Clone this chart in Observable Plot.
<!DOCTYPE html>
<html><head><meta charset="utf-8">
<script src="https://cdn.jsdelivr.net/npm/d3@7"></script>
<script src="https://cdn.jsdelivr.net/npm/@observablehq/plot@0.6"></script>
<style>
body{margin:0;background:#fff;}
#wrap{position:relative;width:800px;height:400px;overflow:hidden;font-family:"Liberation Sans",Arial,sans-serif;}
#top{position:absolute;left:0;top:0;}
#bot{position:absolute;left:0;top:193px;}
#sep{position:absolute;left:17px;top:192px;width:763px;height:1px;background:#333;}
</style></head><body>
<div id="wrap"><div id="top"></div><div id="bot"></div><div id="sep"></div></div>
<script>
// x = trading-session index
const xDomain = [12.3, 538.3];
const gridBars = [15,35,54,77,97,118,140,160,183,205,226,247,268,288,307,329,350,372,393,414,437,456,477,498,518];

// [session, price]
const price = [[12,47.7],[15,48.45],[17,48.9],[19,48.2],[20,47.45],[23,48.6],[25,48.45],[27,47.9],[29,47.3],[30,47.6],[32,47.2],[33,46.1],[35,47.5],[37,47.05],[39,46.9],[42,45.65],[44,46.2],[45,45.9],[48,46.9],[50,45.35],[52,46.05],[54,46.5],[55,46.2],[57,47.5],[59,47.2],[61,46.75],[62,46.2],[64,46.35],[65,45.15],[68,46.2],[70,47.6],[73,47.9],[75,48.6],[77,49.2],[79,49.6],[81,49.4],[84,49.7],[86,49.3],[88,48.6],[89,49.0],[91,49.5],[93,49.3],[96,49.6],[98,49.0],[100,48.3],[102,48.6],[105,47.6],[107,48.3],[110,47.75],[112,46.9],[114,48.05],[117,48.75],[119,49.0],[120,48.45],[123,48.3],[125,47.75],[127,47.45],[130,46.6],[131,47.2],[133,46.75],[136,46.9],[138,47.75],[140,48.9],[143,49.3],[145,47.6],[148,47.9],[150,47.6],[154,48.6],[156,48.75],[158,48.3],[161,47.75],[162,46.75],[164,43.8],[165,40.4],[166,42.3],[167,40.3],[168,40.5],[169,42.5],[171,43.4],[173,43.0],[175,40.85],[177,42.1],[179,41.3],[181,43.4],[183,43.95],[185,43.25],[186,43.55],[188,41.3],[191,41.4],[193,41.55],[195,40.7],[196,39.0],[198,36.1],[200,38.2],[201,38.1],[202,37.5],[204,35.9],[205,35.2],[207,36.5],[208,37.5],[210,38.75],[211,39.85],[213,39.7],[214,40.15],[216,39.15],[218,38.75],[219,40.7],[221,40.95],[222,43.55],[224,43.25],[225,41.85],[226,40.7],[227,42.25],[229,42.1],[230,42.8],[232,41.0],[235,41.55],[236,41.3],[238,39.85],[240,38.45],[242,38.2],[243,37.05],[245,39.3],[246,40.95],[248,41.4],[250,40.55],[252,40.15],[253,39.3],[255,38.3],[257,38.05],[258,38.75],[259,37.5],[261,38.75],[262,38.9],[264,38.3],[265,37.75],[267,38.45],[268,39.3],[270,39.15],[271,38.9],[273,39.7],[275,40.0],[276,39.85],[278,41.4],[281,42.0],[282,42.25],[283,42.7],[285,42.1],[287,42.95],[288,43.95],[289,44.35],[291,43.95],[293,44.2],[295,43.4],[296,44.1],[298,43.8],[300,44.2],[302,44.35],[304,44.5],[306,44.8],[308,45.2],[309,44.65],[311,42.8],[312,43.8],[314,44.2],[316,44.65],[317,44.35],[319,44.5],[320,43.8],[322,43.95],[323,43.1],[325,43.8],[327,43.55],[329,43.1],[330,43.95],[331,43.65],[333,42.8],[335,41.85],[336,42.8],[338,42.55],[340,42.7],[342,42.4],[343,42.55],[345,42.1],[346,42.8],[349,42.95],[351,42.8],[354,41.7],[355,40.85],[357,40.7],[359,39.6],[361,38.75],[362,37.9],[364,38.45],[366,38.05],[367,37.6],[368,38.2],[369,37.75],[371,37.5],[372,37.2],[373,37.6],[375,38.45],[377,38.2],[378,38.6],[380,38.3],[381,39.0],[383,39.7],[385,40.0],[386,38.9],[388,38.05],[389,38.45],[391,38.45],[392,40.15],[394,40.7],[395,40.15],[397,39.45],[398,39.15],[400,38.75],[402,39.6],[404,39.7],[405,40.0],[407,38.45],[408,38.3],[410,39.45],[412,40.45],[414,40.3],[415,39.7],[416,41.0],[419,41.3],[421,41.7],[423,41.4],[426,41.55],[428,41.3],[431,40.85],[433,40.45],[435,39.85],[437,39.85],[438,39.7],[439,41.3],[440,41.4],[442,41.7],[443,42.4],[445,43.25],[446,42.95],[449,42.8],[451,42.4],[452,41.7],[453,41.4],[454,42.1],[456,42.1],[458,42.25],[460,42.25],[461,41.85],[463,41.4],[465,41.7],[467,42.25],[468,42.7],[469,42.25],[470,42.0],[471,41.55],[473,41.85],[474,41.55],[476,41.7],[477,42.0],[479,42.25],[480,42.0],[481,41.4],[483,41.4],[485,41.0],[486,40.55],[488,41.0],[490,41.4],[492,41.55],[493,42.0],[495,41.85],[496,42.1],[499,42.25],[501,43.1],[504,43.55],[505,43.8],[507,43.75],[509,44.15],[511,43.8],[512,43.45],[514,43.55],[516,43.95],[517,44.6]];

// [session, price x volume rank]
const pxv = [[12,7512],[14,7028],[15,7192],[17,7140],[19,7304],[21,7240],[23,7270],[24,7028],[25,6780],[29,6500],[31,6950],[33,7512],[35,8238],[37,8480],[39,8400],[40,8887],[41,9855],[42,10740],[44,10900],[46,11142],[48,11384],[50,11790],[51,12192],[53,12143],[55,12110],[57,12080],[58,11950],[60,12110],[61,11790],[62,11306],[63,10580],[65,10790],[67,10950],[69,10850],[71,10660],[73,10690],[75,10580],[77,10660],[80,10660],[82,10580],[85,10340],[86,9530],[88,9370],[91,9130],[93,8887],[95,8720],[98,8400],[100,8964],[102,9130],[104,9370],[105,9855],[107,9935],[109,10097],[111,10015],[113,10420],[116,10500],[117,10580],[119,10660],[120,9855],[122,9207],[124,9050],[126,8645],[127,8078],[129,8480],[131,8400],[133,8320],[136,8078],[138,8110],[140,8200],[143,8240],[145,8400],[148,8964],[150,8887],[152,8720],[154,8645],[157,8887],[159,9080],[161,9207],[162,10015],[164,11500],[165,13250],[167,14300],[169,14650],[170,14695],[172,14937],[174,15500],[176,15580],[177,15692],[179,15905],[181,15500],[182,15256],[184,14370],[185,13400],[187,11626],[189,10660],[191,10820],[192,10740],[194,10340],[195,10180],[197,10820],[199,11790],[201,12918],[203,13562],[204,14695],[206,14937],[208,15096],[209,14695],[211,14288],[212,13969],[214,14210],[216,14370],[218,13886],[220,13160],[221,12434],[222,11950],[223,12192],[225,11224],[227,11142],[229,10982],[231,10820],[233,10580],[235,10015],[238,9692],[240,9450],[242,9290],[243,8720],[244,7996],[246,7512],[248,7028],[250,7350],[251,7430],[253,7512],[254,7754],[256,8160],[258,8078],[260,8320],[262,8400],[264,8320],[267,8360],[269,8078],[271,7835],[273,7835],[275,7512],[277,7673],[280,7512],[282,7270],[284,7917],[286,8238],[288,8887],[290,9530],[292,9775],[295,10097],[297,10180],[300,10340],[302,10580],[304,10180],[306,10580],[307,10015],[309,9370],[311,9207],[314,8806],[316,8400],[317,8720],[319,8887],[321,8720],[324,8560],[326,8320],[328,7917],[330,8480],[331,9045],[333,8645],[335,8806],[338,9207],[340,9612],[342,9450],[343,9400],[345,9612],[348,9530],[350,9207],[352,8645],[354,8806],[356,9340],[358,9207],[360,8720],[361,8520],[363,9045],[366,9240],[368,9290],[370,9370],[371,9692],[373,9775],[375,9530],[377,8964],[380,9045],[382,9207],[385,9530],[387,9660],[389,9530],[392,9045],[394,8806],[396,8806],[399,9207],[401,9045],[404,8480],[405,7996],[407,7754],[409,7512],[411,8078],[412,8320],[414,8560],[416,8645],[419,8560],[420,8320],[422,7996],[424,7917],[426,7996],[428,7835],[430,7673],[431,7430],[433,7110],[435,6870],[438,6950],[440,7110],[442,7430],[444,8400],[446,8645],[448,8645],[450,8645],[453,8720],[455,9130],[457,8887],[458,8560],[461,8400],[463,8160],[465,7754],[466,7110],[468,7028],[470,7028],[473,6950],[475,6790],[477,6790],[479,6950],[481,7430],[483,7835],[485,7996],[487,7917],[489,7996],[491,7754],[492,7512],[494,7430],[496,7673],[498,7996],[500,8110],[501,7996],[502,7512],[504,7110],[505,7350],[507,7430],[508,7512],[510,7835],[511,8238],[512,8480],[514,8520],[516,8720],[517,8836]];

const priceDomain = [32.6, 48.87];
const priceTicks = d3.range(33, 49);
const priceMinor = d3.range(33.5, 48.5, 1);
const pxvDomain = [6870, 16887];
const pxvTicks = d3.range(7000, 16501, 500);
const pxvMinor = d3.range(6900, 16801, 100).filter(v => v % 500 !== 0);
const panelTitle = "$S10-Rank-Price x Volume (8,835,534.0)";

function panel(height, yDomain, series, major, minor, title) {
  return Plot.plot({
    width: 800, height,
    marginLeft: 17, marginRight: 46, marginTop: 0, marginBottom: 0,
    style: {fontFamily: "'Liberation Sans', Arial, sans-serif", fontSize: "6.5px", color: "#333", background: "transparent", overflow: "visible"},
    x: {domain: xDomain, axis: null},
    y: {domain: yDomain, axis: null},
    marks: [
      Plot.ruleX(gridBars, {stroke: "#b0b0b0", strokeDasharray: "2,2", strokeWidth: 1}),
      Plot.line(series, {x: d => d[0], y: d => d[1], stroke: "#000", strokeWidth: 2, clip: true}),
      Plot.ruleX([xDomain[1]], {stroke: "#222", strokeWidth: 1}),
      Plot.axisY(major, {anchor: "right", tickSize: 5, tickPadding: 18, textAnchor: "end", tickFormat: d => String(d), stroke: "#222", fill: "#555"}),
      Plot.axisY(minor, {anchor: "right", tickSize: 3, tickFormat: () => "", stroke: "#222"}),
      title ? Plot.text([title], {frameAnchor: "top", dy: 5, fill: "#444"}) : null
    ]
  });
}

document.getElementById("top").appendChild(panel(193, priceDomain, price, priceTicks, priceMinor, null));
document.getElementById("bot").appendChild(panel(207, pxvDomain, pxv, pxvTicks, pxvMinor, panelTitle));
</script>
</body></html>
|---|
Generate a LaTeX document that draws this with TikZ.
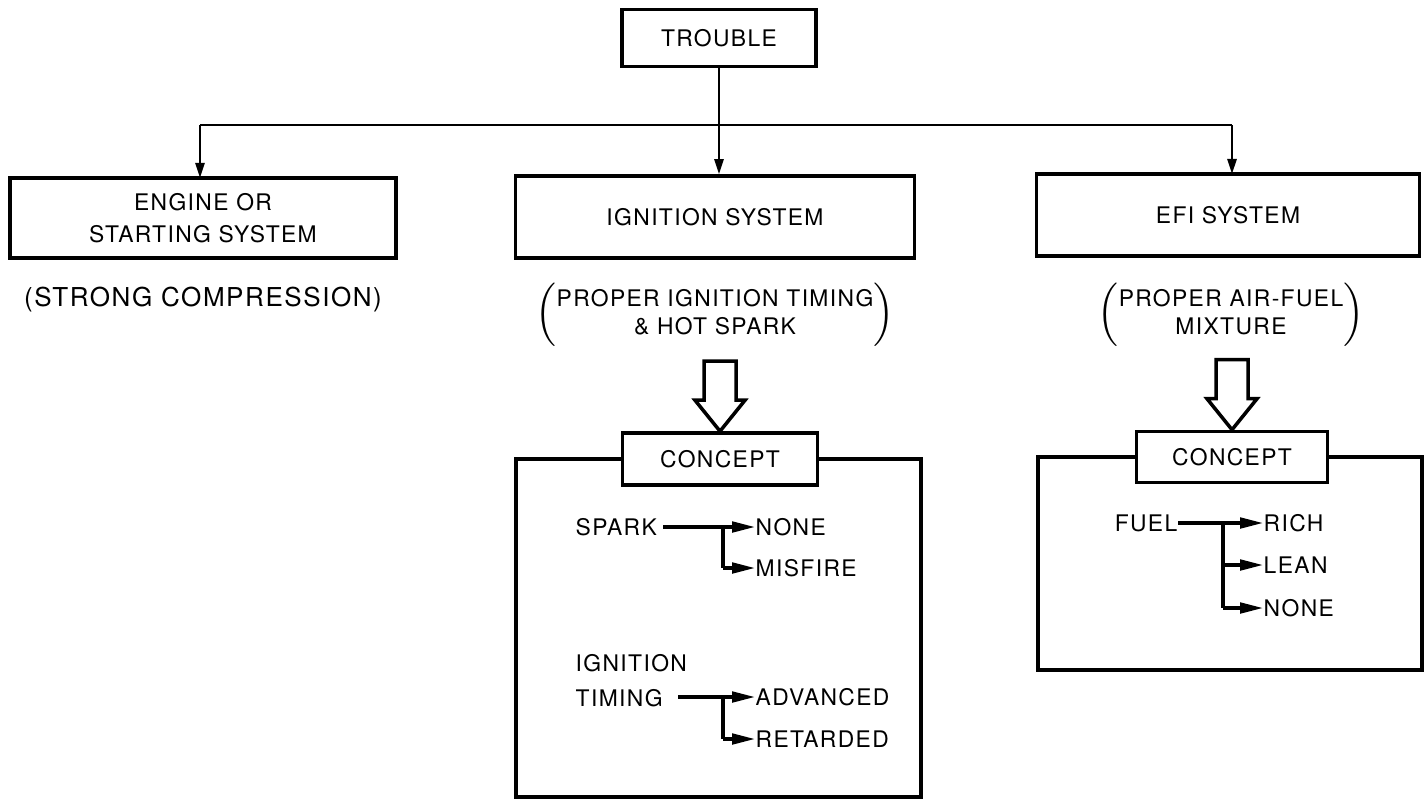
|---|
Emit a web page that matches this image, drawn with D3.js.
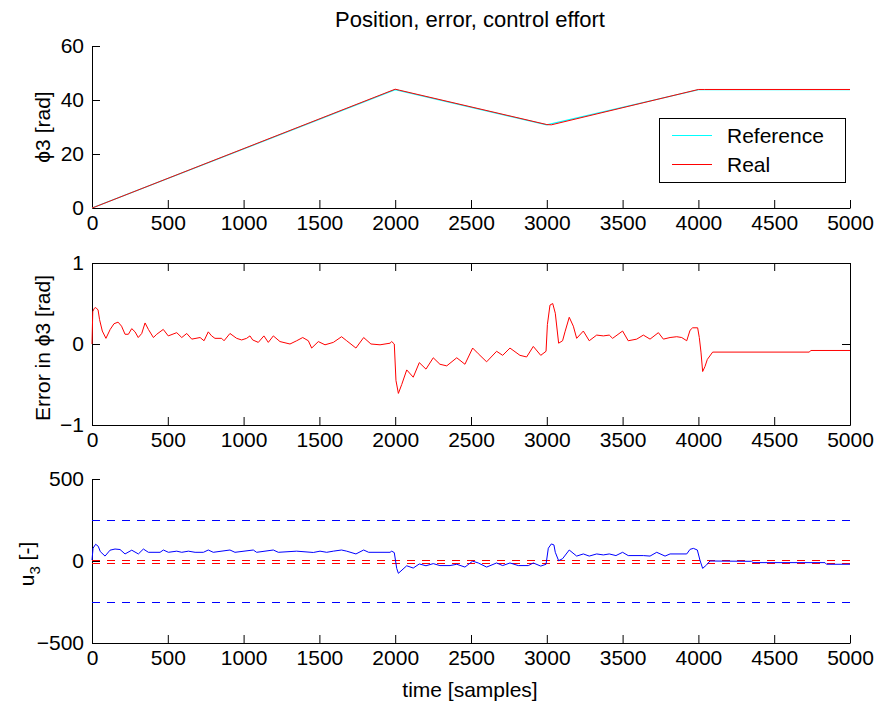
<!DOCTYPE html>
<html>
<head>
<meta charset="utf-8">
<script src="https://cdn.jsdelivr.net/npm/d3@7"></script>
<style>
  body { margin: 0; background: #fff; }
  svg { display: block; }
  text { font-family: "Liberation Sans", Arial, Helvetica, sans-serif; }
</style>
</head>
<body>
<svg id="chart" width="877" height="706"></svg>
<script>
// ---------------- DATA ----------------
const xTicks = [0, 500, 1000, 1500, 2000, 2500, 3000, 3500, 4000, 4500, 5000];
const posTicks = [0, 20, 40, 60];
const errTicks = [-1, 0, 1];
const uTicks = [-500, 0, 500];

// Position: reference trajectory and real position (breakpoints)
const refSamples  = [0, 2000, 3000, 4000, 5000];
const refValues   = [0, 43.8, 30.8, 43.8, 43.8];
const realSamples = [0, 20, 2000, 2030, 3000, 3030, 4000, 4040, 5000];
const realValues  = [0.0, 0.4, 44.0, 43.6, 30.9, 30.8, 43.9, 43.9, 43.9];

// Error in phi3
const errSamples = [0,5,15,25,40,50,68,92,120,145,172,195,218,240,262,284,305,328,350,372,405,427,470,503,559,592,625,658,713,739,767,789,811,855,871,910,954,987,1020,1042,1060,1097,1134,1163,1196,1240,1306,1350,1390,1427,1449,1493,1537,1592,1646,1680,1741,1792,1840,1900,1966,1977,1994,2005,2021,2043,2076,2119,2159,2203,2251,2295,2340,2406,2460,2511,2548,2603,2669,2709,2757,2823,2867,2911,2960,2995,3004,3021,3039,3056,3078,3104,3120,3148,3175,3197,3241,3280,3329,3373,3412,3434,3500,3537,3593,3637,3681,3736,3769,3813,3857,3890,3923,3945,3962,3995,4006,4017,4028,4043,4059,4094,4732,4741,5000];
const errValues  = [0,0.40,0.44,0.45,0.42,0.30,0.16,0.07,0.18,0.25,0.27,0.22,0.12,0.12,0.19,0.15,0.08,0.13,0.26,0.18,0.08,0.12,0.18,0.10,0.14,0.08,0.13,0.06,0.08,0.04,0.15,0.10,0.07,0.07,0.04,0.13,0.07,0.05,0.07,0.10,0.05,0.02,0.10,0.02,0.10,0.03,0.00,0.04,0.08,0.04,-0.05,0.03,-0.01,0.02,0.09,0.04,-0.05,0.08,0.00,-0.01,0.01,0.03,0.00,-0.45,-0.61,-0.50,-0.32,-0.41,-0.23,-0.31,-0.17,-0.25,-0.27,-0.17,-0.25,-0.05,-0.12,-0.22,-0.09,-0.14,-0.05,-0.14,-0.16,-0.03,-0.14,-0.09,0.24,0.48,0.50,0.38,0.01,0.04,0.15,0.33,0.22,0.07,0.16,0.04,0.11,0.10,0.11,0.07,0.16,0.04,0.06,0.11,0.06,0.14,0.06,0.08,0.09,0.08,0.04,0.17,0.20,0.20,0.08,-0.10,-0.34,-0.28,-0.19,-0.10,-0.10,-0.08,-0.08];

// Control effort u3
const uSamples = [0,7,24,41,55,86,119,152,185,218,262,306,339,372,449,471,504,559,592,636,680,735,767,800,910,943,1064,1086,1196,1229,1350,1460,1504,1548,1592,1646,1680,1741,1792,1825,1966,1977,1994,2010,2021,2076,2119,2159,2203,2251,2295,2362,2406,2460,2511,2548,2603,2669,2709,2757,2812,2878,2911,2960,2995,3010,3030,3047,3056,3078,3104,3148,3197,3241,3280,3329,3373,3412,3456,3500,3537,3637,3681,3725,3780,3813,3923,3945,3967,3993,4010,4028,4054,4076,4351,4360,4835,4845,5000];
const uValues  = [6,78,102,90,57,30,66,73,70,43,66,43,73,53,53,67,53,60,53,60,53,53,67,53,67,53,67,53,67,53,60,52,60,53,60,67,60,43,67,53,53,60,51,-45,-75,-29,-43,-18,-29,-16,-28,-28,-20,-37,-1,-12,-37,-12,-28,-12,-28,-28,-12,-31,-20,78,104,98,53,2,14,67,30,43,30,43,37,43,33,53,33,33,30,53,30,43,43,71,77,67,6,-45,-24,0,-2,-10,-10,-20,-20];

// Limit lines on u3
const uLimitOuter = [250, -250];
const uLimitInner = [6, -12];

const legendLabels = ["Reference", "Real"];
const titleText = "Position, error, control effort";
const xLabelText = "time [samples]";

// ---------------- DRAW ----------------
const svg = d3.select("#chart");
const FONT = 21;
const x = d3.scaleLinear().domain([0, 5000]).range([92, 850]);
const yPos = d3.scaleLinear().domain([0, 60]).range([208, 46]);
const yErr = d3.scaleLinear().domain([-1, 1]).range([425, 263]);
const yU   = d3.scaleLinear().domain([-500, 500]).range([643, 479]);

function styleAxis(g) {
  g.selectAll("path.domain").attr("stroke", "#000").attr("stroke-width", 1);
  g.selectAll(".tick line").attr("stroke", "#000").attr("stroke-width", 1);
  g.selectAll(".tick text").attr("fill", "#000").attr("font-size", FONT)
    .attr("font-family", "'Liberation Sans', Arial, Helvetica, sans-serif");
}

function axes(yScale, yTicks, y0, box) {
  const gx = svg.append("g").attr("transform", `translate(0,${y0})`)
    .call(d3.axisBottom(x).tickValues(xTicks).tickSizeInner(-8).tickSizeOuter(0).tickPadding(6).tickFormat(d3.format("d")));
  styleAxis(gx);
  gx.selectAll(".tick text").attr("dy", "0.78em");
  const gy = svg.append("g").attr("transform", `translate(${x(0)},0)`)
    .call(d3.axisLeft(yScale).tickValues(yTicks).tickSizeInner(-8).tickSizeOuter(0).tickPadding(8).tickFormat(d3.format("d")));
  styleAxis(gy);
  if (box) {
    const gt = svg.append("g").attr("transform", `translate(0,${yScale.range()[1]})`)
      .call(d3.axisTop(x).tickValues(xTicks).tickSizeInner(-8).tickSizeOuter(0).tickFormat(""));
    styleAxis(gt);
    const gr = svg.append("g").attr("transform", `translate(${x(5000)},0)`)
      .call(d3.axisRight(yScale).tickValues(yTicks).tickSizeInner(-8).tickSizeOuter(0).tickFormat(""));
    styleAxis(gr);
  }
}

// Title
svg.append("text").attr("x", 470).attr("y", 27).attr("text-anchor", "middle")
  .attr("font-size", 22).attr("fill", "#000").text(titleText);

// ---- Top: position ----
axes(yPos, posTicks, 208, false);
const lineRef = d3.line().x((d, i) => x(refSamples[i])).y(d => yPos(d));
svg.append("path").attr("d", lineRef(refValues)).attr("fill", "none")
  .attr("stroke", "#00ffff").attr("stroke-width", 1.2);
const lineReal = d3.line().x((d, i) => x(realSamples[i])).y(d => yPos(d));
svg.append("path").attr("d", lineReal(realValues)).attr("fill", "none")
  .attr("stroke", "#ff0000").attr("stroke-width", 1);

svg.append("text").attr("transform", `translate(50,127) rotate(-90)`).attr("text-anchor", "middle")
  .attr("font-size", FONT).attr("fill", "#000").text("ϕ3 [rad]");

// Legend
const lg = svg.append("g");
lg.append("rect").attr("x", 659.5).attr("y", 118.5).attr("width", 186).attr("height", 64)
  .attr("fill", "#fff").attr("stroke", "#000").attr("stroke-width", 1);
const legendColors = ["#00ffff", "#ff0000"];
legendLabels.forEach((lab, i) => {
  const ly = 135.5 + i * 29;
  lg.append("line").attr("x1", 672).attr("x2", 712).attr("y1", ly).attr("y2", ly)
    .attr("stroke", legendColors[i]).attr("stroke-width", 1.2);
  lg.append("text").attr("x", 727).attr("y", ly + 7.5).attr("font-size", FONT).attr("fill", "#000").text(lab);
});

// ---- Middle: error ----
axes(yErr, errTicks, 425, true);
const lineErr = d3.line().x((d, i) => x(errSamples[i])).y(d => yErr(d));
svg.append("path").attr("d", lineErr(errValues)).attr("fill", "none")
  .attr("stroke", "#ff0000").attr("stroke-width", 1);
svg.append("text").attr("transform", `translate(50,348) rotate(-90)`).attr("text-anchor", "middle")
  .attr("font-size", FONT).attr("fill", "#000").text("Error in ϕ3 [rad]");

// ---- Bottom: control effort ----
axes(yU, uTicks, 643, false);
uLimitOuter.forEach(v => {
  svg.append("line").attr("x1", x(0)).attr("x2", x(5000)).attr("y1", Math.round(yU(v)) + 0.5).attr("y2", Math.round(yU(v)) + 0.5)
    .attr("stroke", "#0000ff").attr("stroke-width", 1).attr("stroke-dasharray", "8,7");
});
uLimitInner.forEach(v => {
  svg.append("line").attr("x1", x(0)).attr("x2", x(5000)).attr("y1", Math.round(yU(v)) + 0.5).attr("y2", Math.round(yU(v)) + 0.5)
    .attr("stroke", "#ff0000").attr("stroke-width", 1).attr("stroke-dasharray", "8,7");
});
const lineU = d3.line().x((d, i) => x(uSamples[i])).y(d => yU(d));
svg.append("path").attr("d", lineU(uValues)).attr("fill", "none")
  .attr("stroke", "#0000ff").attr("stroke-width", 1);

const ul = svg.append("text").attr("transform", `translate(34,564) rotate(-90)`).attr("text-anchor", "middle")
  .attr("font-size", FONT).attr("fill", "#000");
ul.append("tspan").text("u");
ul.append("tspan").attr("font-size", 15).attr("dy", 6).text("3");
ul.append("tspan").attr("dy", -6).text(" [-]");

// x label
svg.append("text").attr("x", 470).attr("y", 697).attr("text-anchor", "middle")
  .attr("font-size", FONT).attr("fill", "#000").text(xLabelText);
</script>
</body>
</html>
|---|
**SHORT PROBLEM**
Find every line containing the word "that", then give the total and nothing more.

**FULL RESPONSE**
2